**Collected data**
= = = = = = =

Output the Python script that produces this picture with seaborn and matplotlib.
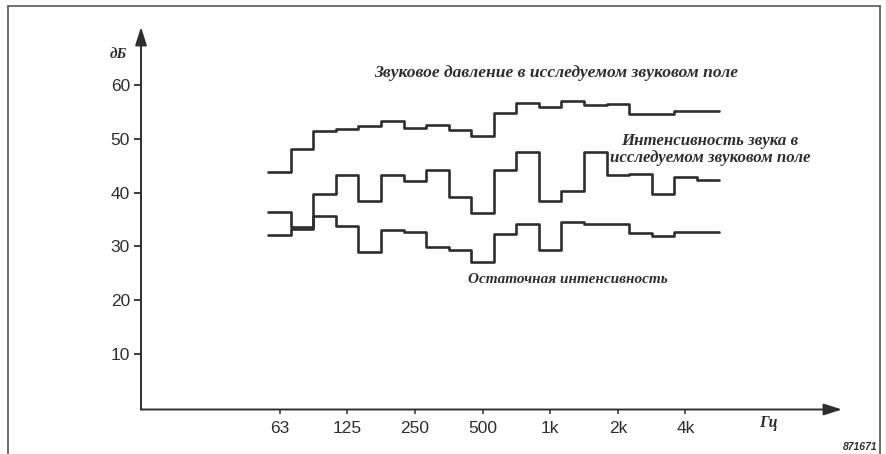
import numpy as np
import pandas as pd
import seaborn as sns
import matplotlib
matplotlib.use('Agg')
import matplotlib.pyplot as plt
from matplotlib.lines import Line2D

# third-octave bands, 63 Hz ... 5 kHz
bands = ['63', '80', '100', '125', '160', '200', '250', '315', '400', '500',
         '630', '800', '1k', '1.25k', '1.6k', '2k', '2.5k', '3.15k', '4k', '5k']

# levels, dB
pressure = [43.9, 48.1, 51.4, 51.9, 52.4, 53.4, 52.0, 52.5, 51.7, 50.5,
            54.8, 56.6, 56.0, 57.1, 56.3, 56.5, 54.6, 54.6, 55.1, 55.1]
intensity = [36.4, 33.6, 39.8, 43.2, 38.4, 43.2, 42.1, 44.3, 39.2, 36.2,
             44.2, 47.5, 38.4, 40.4, 47.5, 43.2, 43.5, 39.8, 42.9, 42.4]
residual = [32.1, 33.3, 35.6, 33.9, 29.0, 33.0, 32.7, 29.9, 29.3, 27.2,
            32.4, 34.1, 29.3, 34.6, 34.1, 34.1, 32.5, 32.0, 32.7, 32.7]

tick_bands = ['63', '125', '250', '500', '1k', '2k', '4k']
y_ticks = [10, 20, 30, 40, 50, 60]

sns.set_style('white')
plt.rcParams['font.family'] = ['Liberation Sans', 'DejaVu Sans']

ink = '#2e2e2e'
W, H = 886, 454

# one step per band: edges at i-0.5 .. n-0.5
rows = []
for name, vals in [('pressure', pressure), ('intensity', intensity), ('residual', residual)]:
    edges = np.arange(len(bands) + 1) - 0.5
    for x, y in zip(edges, list(vals) + [vals[-1]]):
        rows.append({'series': name, 'pos': x, 'dB': y})
df = pd.DataFrame(rows)

fig = plt.figure(figsize=(W / 100, H / 100), dpi=100)
ax = fig.add_axes([141 / W, (H - 409.5) / H, (842 - 141) / W, (409.5 - 27) / H])

sns.lineplot(data=df, x='pos', y='dB', units='series', estimator=None, sort=False,
             drawstyle='steps-post', color=ink, lw=1.9, ax=ax)

ax.set_xlim(-6.142, 24.94)
ax.set_ylim(-0.3, 70.8)
for s in ax.spines.values():
    s.set_visible(False)

# axes with arrows
arrow = dict(arrowstyle='-|>,head_length=1.1,head_width=0.35', color=ink, lw=1.4,
             shrinkA=0, shrinkB=0, mutation_scale=10)
ax.annotate('', xy=(0, 1), xytext=(0, 0), xycoords='axes fraction', arrowprops=arrow)
ax.annotate('', xy=(1, 0), xytext=(0, 0), xycoords='axes fraction', arrowprops=arrow)

ax.set_xticks([bands.index(b) for b in tick_bands])
ax.set_xticklabels(tick_bands)
ax.set_yticks(y_ticks)
ax.set_yticklabels([str(v) for v in y_ticks])
ax.tick_params(axis='y', direction='out', length=5, width=1.3, color=ink, pad=3,
               labelsize=12.5, labelcolor=ink, left=True)
ax.tick_params(axis='x', direction='out', length=3, width=1.1, color=ink, pad=5,
               labelsize=12.5, labelcolor=ink, bottom=True)
ax.set_xlabel('')
ax.set_ylabel('')

note = dict(family=['Liberation Serif', 'DejaVu Serif'], style='italic', weight='bold',
            color=ink, ha='center', va='center')
ax.text(12.26, 62.2, 'Звуковое давление в исследуемом звуковом поле', fontsize=12.6, **note)
ax.text(19.09, 48.1, 'Интенсивность звука в\nисследуемом звуковом поле', fontsize=12.2,
        linespacing=1.1, **note)
ax.text(12.79, 23.8, 'Остаточная интенсивность', fontsize=11, **note)
ax.text(21.66, -2.8, 'Гц', fontsize=11.5, **note)
fig.text(118 / W, 1 - 55 / H, 'дБ', fontsize=11, **note)
fig.text(877 / W, 1 - 447 / H, '871671', family=['Liberation Sans', 'DejaVu Sans'],
         style='italic', weight='bold', fontsize=7.5, color=ink, ha='right', va='center')

# frame round the figure
for xs, ys in [([8, 8], [6, H]), ([8, 880], [6, 6]), ([880, 880], [6, H])]:
    fig.add_artist(Line2D([x / W for x in xs], [1 - y / H for y in ys],
                          color='#555555', lw=1.2))

fig.savefig('out.png', dpi=100, facecolor='white')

= = = = = = =

**What the task asks**
Only lines belong in the copy: transcribe those from the start of the data through the line that contains "df = pd.DataFrame(rows)", and skip the pictures.

**Complete answer**
Output the Python script that produces this picture with seaborn and matplotlib.
import numpy as np
import pandas as pd
import seaborn as sns
import matplotlib
matplotlib.use('Agg')
import matplotlib.pyplot as plt
from matplotlib.lines import Line2D

# third-octave bands, 63 Hz ... 5 kHz
bands = ['63', '80', '100', '125', '160', '200', '250', '315', '400', '500',
         '630', '800', '1k', '1.25k', '1.6k', '2k', '2.5k', '3.15k', '4k', '5k']

# levels, dB
pressure = [43.9, 48.1, 51.4, 51.9, 52.4, 53.4, 52.0, 52.5, 51.7, 50.5,
            54.8, 56.6, 56.0, 57.1, 56.3, 56.5, 54.6, 54.6, 55.1, 55.1]
intensity = [36.4, 33.6, 39.8, 43.2, 38.4, 43.2, 42.1, 44.3, 39.2, 36.2,
             44.2, 47.5, 38.4, 40.4, 47.5, 43.2, 43.5, 39.8, 42.9, 42.4]
residual = [32.1, 33.3, 35.6, 33.9, 29.0, 33.0, 32.7, 29.9, 29.3, 27.2,
            32.4, 34.1, 29.3, 34.6, 34.1, 34.1, 32.5, 32.0, 32.7, 32.7]

tick_bands = ['63', '125', '250', '500', '1k', '2k', '4k']
y_ticks = [10, 20, 30, 40, 50, 60]

sns.set_style('white')
plt.rcParams['font.family'] = ['Liberation Sans', 'DejaVu Sans']

ink = '#2e2e2e'
W, H = 886, 454

# one step per band: edges at i-0.5 .. n-0.5
rows = []
for name, vals in [('pressure', pressure), ('intensity', intensity), ('residual', residual)]:
    edges = np.arange(len(bands) + 1) - 0.5
    for x, y in zip(edges, list(vals) + [vals[-1]]):
        rows.append({'series': name, 'pos': x, 'dB': y})
df = pd.DataFrame(rows)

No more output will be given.